Please see the ZBrush 2 Performance Tips found in the FAQ>General section here at ZBC. They will talk about ways to get the most out of your system, and also how to more effectively work with polygon counts that are at the upper limits of your system’s capabilities.

If you take a good close look at the sword that you end up with at the end of the tutorial, you will see that the details that were projected are ALL larger than the polygons that they were projected onto. That is why that model has very clean displacements. In fact, if you watch closely there are points during the tutorial where you can see the polygons because he’s getting close to the detail limit that the mesh can handle without having to divide again.

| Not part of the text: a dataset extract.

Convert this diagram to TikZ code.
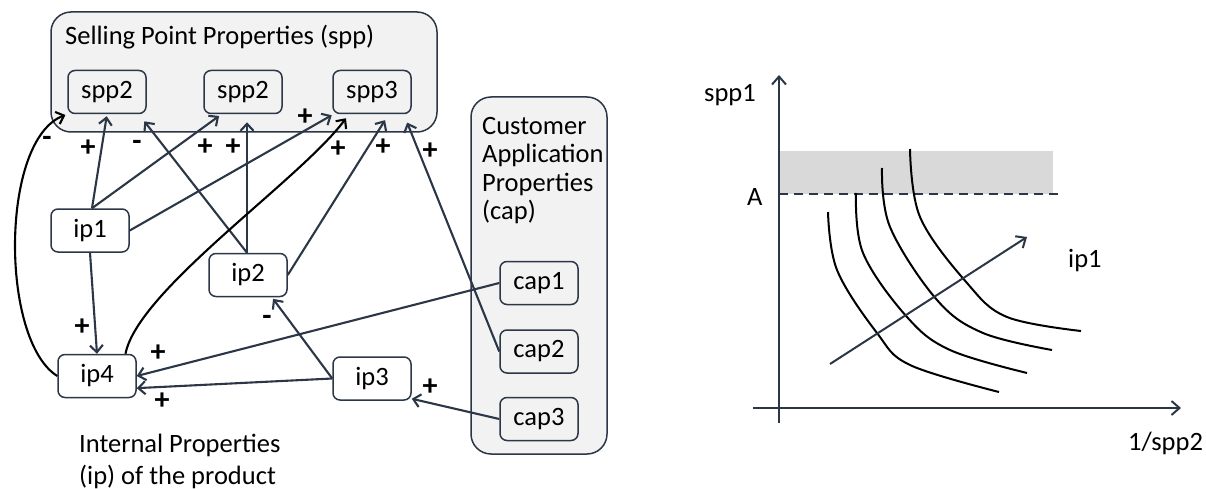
\documentclass[tikz,border=0pt]{standalone}
\usepackage{fontspec}
\setmainfont{Carlito}
\usetikzlibrary{arrows.meta,calc}
\definecolor{edgec}{HTML}{2B3646}
\definecolor{boxfill}{HTML}{F2F2F2}
\definecolor{bandfill}{HTML}{D9D9D9}
\tikzset{
  txt/.style={font=\fontsize{26.5}{28.5}\selectfont, inner sep=0pt},
  container/.style={draw=edgec, line width=1.5pt, rounded corners=20pt, fill=boxfill},
  propbox/.style={draw=edgec, line width=1.5pt, rounded corners=7pt, minimum width=78pt, minimum height=43pt, inner sep=0pt, font=\fontsize{26.5}{29}\selectfont},
  graybox/.style={propbox, fill=boxfill},
  whitebox/.style={propbox, fill=white},
  link/.style={draw=edgec, line width=2.1pt, -{Straight Barb[length=7pt,width=13pt,line width=2.1pt]}},
  blink/.style={draw=black, line width=2.1pt, -{Straight Barb[length=7pt,width=13pt,line width=2.1pt]}},
  sign/.style={font=\fontsize{30}{30}\selectfont\bfseries, inner sep=0pt, text=black},
  axis/.style={draw=edgec, line width=2pt, -{Straight Barb[length=8pt,width=14pt,line width=2pt]}},
  curve/.style={draw=black, line width=2pt},
}
\begin{document}
\begin{tikzpicture}[x=1pt,y=-1pt]
\useasboundingbox (0,0) rectangle (1206,489);
% containers
\draw[container] (51,12) rectangle (437,132);
\draw[container] (471,97) rectangle (607,454);
\node[txt, anchor=base west] (spptitle) at (65,45) {Selling Point Properties (spp)};
\node[txt, anchor=north west, align=left] (captitle) at (482,117) {Customer\\Application\\Properties\\(cap)};
\node[txt, anchor=north west, align=left] (iptitle) at (79,434) {Internal Properties\\[3pt](ip) of the product};
% boxes
\node[graybox] (sppa) at (107,92) {spp2};
\node[graybox] (sppb) at (243,92) {spp2};
\node[graybox] (sppc) at (372,92) {spp3};
\node[whitebox] (ipa) at (90,230.5) {ip1};
\node[whitebox] (ipb) at (248,275) {ip2};
\node[whitebox] (ipd) at (97,376) {ip4};
\node[whitebox] (ipc) at (372,378.5) {ip3};
\node[graybox] (capa) at (539,283) {cap1};
\node[graybox] (capb) at (539,351.5) {cap2};
\node[graybox] (capc) at (539,419) {cap3};
% edges
\draw[link, shorten >=2pt] ([xshift=2pt]ipa.north) -- (sppa.south);
\draw[link, shorten >=3pt] ([xshift=2pt]ipa.north) -- (sppb.-134);
\draw[link, shorten >=2pt] (ipa.east) -- (sppc.-150);
\draw[link, shorten >=9pt] ([xshift=-1pt]ipb.north) -- (sppa.-35);
\draw[link, shorten >=8pt] ([xshift=-1pt]ipb.north) -- ([xshift=-1pt]ipb.north |- sppb.south);
\draw[link, shorten >=7pt] (ipb.east) -- (sppc.-53);
\draw[link, shorten >=9pt] (capb.west) -- (sppc.-35);
\draw[blink, shorten >=5pt] (ipd.38) .. controls (138,290) and (300,180) .. (sppc.-136);
\draw[blink, shorten >=2pt] (ipd.west) .. controls (0,340) and (0,140) .. (sppa.south west);
\draw[link] (ipa.south) -- (ipd.north);
\draw[link] (capa.west) -- (ipd.east);
\draw[link] (ipc.west) -- (ipd.-17);
\draw[link, shorten >=2pt] (ipc.west) -- (ipb.-43);
\draw[link] (capc.west) -- (ipc.-27.5);
% signs
\node[sign] (s1) at (88,148) {+};
\node[sign] (s2) at (47,141) {-};
\node[sign] (s3) at (137,145) {-};
\node[sign] (s4) at (205,147) {+};
\node[sign] (s5) at (233,147) {+};
\node[sign] (s6) at (305,117) {+};
\node[sign] (s7) at (338,149) {+};
\node[sign] (s8) at (383,147) {+};
\node[sign] (s9) at (430,151) {+};
\node[sign] (s10) at (82,327) {+};
\node[sign] (s11) at (158,353) {+};
\node[sign] (s12) at (162,401) {+};
\node[sign] (s13) at (267,320) {-};
\node[sign] (s14) at (430,387) {+};
% chart
\fill[bandfill] (779,151) rectangle (1053,194);
\coordinate (yb) at (779,423);
\coordinate (yt) at (779,75);
\coordinate (xl) at (753,408);
\coordinate (xr) at (1181,408);
\draw[axis] (yb) -- (yt);
\draw[axis] (xl) -- (xr);
\coordinate (dl) at (779,194);
\coordinate (dr) at (1063,194);
\draw[edgec, line width=2pt, dash pattern=on 9pt off 6pt] (dl) -- (dr);
\draw[curve] plot[smooth, tension=0.6] coordinates {(828,212) (837,270) (877,333) (910,365) (999,392)};
\draw[curve] plot[smooth, tension=0.6] coordinates {(856,193) (863,253) (907,317) (950,350) (1027,373)};
\draw[curve] plot[smooth, tension=0.6] coordinates {(882,168) (890,227) (937,300) (983,333) (1052,350)};
\draw[curve] plot[smooth, tension=0.6] coordinates {(910,149) (920,217) (967,283) (1007,317) (1081,331)};
\coordinate (ia) at (830,364);
\coordinate (ib) at (1027,237);
\draw[axis] (ia) -- (ib);
\node[txt, anchor=base west] (lspp1) at (704,102) {spp1};
\node[txt, anchor=base west] (lA) at (747,205) {A};
\node[txt, anchor=base west] (lip1) at (1068,267) {ip1};
\node[txt, anchor=base west] (lspp2) at (1128,450) {1/spp2};
\end{tikzpicture}
\end{document}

The very simple fact is that you cannot sculpt any detail into a model that is smaller than the polygons that make up the model. Please don’t argue on this one – you’ll lose. :wink: If you can’t get the fine detail that you want with the current subdivision level, you need to divide again. If you can’t divide again, you need to split the model into smaller parts. If a model can’t be divided past 1 million polygons, then splitting it into two parts gives you an upper limit of 2 million polygons.

By the way, I’ve stressed this many times before and will stress it again. “Number of subdivision levels” is a lousy way to compare meshes. A model that starts with 3,000 polygons will have 768,000 at level 5. A model of a 6 faced cube, on the other hand, would have 1,536 polygons at level 5. Number of subdivision levels is therefore a very arbitrary value and cannot be used to effectively compare two meshes. Only number of polygons is an effective measure, and even then it’s not fully reliable. After all, a sword is a LOT smaller in surface area than a person. So 768,000 polygons on a sword would allow more details than 768,000 polygons for a person. Both models would allow the same scale of details relative to the model itself, but wrinkles and skin pores go far smaller relative to the model’s surface than 768,000 polygons would allow.

Ok i think I grasp this issue… so basically i should upgrade to 2g of ram im thinking… would that make a huge difference?